Job
Scan the records below for the line containing "Emit a LaTeX" and the line containing "(0,0) rectangle (903,520);". Copy both, plus every line between, exactly.
□ □ □
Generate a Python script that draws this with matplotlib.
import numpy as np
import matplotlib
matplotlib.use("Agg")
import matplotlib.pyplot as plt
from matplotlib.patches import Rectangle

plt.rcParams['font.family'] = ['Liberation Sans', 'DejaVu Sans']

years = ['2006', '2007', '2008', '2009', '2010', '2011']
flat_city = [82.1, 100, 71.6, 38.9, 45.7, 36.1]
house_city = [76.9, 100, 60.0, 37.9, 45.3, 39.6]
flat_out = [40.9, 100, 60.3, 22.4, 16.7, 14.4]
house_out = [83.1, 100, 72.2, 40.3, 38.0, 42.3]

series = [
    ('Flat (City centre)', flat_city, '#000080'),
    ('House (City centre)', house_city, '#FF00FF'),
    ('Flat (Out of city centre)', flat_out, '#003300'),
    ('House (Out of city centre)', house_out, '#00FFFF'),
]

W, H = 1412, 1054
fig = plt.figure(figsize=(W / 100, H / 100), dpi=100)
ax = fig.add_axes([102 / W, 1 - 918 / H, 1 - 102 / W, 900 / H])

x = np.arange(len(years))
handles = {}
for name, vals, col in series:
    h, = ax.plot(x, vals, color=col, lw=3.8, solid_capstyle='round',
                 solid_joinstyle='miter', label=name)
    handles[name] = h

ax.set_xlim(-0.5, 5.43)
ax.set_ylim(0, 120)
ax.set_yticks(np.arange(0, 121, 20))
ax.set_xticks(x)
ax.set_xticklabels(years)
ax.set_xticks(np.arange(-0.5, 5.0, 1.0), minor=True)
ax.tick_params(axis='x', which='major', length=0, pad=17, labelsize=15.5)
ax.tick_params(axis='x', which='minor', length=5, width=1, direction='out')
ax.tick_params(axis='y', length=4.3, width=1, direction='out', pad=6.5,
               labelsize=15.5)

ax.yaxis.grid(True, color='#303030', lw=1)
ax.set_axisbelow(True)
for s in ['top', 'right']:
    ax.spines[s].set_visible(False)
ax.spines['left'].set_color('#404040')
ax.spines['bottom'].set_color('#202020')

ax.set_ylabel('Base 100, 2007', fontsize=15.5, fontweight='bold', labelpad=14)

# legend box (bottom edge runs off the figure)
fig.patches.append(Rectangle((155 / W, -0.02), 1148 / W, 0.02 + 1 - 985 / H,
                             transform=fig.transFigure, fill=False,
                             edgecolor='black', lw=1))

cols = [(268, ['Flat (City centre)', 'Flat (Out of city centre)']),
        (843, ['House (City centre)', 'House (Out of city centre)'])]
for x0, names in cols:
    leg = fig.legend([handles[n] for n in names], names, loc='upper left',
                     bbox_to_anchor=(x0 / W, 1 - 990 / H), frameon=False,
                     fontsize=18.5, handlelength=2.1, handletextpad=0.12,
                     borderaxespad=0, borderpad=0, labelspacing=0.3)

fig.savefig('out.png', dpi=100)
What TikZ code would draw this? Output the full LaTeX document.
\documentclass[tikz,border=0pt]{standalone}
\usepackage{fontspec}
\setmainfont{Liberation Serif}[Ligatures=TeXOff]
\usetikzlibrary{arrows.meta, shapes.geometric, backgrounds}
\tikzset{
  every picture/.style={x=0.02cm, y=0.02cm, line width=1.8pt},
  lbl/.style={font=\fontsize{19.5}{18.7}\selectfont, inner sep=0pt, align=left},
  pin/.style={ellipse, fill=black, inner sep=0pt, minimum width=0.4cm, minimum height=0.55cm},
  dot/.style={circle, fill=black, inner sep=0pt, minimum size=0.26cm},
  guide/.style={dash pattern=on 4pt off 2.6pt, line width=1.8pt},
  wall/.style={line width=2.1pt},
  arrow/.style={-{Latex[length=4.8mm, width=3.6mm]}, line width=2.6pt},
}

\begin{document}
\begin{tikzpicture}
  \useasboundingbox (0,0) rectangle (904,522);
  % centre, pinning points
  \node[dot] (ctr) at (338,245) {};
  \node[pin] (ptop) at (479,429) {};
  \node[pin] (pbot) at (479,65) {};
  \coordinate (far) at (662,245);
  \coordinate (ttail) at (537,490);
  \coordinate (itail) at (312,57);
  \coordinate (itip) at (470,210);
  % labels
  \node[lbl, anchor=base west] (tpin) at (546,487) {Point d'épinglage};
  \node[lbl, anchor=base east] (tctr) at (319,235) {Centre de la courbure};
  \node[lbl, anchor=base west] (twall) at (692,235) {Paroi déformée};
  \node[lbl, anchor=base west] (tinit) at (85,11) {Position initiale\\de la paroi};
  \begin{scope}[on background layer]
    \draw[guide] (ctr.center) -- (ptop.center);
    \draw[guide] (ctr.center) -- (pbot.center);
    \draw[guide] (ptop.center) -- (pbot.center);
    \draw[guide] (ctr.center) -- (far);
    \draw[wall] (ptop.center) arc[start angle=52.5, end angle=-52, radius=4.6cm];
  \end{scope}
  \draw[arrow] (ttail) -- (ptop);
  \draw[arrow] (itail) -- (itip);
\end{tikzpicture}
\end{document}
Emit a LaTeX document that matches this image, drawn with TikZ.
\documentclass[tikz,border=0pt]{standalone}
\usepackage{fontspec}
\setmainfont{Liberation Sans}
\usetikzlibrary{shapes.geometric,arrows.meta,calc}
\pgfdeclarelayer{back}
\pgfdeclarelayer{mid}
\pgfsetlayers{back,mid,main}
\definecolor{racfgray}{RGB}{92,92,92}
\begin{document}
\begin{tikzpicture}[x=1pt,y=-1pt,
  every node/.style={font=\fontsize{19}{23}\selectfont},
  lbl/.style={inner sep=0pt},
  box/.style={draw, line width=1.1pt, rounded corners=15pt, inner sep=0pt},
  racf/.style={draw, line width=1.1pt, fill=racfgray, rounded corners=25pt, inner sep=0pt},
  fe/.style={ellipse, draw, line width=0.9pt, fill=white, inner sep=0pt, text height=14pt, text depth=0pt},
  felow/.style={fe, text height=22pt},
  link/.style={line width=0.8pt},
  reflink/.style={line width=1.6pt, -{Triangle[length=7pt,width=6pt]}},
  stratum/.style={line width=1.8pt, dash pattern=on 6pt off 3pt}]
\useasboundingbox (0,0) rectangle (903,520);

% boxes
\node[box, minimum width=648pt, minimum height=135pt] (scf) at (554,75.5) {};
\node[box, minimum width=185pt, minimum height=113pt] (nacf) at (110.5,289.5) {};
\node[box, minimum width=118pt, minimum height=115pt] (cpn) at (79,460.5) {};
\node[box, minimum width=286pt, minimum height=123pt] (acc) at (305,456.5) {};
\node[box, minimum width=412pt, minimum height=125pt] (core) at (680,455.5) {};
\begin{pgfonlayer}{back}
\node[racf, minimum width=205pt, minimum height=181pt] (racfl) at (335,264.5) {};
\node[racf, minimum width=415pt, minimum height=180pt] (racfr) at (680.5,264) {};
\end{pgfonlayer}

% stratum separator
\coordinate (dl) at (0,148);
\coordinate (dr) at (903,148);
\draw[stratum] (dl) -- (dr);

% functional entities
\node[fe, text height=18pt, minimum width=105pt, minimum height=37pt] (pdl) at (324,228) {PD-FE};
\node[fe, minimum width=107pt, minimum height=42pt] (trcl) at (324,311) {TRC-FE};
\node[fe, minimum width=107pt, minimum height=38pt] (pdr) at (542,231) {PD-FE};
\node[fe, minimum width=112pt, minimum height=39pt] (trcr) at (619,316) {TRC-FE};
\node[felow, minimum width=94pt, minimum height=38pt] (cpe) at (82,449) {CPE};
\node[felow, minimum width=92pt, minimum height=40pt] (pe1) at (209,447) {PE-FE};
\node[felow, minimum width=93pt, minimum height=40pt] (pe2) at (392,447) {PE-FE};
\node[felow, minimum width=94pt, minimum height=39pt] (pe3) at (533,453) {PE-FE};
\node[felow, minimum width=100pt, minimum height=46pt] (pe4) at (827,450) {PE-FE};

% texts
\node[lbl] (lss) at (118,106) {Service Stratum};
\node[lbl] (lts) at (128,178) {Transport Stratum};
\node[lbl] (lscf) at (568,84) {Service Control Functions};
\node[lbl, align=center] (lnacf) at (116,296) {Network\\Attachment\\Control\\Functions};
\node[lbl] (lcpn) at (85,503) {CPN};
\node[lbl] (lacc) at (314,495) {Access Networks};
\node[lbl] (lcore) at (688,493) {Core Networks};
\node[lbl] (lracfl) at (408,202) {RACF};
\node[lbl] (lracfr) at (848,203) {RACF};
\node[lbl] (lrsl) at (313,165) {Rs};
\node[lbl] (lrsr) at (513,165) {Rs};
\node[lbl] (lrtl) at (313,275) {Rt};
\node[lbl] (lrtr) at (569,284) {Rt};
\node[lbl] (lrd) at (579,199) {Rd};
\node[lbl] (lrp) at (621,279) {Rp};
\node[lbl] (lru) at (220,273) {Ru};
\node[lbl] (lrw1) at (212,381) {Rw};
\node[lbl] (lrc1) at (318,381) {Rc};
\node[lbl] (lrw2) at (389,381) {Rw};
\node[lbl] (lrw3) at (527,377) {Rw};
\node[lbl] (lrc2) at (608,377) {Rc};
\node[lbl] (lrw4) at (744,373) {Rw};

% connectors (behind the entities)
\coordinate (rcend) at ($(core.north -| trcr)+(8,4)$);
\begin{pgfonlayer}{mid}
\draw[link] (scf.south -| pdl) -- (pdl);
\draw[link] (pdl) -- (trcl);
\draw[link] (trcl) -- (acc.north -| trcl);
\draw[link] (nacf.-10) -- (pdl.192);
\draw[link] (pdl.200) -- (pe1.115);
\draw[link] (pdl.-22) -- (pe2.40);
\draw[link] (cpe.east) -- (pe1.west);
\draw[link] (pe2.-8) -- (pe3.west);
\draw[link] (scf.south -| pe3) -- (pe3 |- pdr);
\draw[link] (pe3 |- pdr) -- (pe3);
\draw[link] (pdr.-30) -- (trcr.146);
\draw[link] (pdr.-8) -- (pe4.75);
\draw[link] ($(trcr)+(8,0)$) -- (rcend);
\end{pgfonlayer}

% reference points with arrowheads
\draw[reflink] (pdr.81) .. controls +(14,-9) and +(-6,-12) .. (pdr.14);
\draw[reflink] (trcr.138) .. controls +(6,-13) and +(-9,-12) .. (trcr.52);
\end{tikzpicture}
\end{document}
□ □ □
Output of the task
Emit a LaTeX document that matches this image, drawn with TikZ.
\documentclass[tikz,border=0pt]{standalone}
\usepackage{fontspec}
\setmainfont{Liberation Sans}
\usetikzlibrary{shapes.geometric,arrows.meta,calc}
\pgfdeclarelayer{back}
\pgfdeclarelayer{mid}
\pgfsetlayers{back,mid,main}
\definecolor{racfgray}{RGB}{92,92,92}
\begin{document}
\begin{tikzpicture}[x=1pt,y=-1pt,
  every node/.style={font=\fontsize{19}{23}\selectfont},
  lbl/.style={inner sep=0pt},
  box/.style={draw, line width=1.1pt, rounded corners=15pt, inner sep=0pt},
  racf/.style={draw, line width=1.1pt, fill=racfgray, rounded corners=25pt, inner sep=0pt},
  fe/.style={ellipse, draw, line width=0.9pt, fill=white, inner sep=0pt, text height=14pt, text depth=0pt},
  felow/.style={fe, text height=22pt},
  link/.style={line width=0.8pt},
  reflink/.style={line width=1.6pt, -{Triangle[length=7pt,width=6pt]}},
  stratum/.style={line width=1.8pt, dash pattern=on 6pt off 3pt}]
\useasboundingbox (0,0) rectangle (903,520);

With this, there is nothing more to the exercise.